Begin with the line that contains "Convert this chart to matplotlib code." and end with the line that contains "from matplotlib.patches import Rectangle", transcribing exactly each line in that stretch and no other.

Source code of charts:
# # # # # # #
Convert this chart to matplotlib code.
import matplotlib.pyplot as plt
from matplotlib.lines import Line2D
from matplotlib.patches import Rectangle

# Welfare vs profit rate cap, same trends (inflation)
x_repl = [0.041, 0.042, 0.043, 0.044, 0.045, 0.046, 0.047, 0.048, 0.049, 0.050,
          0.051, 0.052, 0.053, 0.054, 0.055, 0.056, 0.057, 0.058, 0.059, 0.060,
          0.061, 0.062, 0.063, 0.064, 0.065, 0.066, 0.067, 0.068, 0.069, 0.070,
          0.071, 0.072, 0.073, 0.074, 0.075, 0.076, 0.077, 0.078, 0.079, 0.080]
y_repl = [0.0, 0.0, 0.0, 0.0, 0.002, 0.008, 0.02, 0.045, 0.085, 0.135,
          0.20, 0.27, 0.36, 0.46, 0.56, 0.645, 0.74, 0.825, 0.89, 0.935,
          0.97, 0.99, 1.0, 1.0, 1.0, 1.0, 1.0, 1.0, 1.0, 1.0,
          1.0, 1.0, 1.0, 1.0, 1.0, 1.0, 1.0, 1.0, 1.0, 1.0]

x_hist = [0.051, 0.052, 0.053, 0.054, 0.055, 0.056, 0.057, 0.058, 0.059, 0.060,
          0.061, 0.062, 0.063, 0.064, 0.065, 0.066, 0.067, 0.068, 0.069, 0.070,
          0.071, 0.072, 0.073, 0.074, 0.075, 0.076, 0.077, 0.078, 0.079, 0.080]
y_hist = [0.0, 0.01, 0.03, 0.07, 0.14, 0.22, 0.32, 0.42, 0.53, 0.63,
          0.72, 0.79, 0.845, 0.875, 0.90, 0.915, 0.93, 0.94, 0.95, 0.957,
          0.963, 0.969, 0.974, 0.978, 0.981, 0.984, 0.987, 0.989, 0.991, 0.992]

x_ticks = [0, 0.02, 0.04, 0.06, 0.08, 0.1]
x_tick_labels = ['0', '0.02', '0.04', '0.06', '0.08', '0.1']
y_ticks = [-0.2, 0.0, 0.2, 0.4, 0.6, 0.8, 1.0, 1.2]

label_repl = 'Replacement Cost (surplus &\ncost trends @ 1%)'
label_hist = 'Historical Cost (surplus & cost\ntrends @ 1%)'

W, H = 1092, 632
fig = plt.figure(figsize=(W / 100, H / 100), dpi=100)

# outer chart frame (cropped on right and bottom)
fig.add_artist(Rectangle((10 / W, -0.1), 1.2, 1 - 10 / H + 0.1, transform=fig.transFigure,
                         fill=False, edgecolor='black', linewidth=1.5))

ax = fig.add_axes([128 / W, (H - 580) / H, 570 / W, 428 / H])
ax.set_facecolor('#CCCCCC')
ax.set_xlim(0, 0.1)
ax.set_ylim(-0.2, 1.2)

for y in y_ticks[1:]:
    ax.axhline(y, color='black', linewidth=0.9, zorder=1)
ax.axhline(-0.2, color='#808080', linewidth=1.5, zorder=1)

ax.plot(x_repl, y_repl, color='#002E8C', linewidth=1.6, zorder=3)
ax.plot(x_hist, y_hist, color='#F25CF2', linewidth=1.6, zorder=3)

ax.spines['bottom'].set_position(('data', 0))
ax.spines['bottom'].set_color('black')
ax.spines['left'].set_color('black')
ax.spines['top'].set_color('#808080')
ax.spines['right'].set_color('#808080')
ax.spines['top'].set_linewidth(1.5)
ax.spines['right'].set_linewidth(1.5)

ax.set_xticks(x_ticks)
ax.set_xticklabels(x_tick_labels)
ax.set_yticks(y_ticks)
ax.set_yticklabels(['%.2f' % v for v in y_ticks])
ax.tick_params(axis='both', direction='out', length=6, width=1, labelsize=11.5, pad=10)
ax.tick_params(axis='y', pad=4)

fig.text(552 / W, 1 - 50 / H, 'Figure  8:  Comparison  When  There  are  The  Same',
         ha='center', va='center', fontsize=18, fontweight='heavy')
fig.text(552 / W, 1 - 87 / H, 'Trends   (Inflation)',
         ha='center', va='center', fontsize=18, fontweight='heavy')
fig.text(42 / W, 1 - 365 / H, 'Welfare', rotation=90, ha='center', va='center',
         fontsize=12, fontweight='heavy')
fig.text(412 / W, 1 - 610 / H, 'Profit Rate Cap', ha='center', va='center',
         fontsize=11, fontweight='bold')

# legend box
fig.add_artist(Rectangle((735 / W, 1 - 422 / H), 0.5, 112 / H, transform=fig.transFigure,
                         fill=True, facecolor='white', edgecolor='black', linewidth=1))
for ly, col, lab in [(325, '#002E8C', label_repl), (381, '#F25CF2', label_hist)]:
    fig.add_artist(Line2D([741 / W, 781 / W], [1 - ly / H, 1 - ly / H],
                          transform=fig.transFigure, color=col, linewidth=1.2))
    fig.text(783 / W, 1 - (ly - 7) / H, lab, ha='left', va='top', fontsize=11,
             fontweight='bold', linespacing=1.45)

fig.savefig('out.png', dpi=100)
# # # # # # #
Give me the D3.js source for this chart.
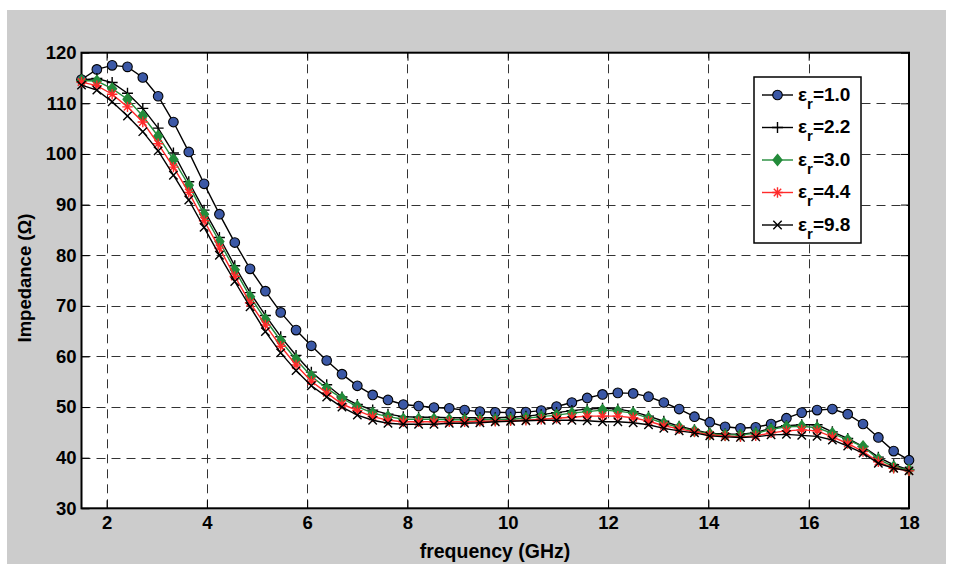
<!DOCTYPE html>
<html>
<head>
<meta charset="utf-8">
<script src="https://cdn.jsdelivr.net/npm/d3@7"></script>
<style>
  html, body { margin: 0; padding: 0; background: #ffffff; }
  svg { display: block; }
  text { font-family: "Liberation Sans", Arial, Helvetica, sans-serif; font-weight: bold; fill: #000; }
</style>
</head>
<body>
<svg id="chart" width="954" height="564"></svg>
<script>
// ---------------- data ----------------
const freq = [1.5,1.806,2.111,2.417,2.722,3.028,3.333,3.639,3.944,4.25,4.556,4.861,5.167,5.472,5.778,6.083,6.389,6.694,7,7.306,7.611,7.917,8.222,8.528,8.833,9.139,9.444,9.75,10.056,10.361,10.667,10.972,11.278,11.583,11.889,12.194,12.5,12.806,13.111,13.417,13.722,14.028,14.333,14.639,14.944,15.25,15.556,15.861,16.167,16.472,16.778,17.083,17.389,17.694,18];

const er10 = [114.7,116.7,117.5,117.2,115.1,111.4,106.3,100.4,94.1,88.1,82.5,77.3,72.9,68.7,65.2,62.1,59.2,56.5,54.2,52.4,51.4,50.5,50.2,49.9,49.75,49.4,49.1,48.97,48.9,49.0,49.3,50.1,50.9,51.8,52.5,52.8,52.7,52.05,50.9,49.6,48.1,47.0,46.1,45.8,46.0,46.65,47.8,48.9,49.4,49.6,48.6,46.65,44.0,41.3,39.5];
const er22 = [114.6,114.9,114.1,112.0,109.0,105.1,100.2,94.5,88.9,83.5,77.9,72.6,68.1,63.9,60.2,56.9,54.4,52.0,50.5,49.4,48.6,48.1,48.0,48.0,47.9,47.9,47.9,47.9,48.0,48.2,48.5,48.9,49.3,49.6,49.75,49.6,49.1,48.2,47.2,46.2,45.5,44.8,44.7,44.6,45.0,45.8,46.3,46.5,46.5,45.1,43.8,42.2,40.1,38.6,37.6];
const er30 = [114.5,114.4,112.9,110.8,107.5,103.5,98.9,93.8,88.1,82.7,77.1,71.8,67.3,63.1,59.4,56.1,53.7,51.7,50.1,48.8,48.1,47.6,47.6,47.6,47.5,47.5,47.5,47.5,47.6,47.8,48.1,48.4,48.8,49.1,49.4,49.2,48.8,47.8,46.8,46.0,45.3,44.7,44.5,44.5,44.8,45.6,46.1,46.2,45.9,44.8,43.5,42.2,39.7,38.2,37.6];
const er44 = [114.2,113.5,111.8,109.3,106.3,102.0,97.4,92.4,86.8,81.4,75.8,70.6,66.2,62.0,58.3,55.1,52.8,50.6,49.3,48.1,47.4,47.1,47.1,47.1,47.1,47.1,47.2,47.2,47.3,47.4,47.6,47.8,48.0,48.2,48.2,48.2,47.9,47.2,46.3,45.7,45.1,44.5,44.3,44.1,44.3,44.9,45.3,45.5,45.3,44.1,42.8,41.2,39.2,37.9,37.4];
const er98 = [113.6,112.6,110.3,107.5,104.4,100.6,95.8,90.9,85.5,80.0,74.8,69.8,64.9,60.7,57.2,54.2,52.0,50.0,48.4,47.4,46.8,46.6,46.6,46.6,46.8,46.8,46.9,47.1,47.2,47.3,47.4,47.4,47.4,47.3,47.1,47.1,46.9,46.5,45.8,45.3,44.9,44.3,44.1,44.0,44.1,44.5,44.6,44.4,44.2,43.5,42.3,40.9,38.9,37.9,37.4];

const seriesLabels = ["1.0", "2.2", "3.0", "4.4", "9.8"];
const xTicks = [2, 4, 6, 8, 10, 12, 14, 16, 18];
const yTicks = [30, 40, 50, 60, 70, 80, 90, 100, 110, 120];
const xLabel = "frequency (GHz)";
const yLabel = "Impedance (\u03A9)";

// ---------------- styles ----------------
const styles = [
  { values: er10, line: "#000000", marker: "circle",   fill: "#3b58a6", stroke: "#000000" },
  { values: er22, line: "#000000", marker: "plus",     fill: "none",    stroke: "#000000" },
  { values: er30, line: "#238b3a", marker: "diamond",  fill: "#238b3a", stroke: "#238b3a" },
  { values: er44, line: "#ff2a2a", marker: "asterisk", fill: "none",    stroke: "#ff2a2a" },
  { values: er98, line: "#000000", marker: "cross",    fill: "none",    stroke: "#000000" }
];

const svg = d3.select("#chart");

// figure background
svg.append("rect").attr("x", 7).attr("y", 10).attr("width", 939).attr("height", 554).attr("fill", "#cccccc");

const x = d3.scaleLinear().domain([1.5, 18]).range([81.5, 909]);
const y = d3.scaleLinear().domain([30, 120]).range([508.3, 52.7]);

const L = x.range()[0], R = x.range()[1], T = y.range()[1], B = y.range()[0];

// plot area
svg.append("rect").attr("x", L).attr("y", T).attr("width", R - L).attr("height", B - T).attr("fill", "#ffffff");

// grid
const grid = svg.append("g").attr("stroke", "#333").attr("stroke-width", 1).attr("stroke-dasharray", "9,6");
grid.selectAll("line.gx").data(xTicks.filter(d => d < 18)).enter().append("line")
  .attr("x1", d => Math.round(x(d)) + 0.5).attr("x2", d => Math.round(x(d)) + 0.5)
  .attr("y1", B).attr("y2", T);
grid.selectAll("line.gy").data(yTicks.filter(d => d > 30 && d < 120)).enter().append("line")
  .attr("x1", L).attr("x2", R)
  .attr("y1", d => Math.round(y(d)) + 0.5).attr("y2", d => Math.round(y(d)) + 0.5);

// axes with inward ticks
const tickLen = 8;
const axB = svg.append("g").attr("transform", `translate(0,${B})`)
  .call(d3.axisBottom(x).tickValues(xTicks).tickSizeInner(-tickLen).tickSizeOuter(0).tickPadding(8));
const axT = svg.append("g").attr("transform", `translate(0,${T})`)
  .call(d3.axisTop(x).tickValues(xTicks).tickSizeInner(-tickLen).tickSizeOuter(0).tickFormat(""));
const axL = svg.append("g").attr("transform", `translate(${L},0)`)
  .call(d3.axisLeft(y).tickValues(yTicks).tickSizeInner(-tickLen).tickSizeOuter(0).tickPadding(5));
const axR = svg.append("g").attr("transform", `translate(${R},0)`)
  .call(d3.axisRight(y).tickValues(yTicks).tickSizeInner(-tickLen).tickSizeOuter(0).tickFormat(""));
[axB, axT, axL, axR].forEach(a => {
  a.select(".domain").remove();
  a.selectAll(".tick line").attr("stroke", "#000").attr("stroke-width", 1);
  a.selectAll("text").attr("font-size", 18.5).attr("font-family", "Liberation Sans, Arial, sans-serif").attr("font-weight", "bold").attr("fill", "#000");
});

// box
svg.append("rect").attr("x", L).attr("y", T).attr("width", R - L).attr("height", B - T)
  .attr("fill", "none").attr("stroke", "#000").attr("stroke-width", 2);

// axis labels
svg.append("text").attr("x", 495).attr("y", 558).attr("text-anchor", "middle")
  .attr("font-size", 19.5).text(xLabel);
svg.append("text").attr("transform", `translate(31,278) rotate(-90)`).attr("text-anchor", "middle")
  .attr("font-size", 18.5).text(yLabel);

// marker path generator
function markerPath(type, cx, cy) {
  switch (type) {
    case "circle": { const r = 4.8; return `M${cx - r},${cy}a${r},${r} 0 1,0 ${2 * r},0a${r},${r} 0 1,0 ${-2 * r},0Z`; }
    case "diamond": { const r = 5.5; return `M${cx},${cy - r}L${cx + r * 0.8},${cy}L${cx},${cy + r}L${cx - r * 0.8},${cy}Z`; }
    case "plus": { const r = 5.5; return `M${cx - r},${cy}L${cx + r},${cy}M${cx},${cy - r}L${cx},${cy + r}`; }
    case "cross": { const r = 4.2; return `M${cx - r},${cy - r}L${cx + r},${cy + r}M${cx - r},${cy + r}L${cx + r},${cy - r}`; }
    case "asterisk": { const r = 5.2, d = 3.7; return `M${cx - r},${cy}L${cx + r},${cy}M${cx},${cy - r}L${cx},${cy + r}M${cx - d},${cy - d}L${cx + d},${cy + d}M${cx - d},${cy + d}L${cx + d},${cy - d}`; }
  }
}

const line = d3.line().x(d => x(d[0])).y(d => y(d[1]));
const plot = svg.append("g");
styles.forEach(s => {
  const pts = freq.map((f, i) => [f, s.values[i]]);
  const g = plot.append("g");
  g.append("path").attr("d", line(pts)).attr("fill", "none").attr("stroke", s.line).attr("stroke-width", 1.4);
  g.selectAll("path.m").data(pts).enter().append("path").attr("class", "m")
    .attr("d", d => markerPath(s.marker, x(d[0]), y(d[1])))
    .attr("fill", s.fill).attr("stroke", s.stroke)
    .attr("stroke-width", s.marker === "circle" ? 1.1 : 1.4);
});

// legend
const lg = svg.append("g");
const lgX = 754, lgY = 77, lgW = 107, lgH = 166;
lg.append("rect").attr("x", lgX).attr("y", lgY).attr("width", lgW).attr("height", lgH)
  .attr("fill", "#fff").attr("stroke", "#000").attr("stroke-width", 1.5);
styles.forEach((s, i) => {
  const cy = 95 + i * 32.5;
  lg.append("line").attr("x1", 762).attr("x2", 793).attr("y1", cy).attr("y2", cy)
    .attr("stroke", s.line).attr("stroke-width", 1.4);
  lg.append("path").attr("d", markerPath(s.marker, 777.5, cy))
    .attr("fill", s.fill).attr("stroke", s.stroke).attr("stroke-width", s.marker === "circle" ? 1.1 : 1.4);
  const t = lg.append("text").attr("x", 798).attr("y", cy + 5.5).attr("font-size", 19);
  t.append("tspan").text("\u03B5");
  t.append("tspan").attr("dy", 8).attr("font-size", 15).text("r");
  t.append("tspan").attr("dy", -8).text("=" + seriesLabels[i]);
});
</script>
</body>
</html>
# # # # # # #
#### RIGHT ANSWER:
Convert this chart to matplotlib code.
import matplotlib.pyplot as plt
from matplotlib.lines import Line2D
from matplotlib.patches import Rectangle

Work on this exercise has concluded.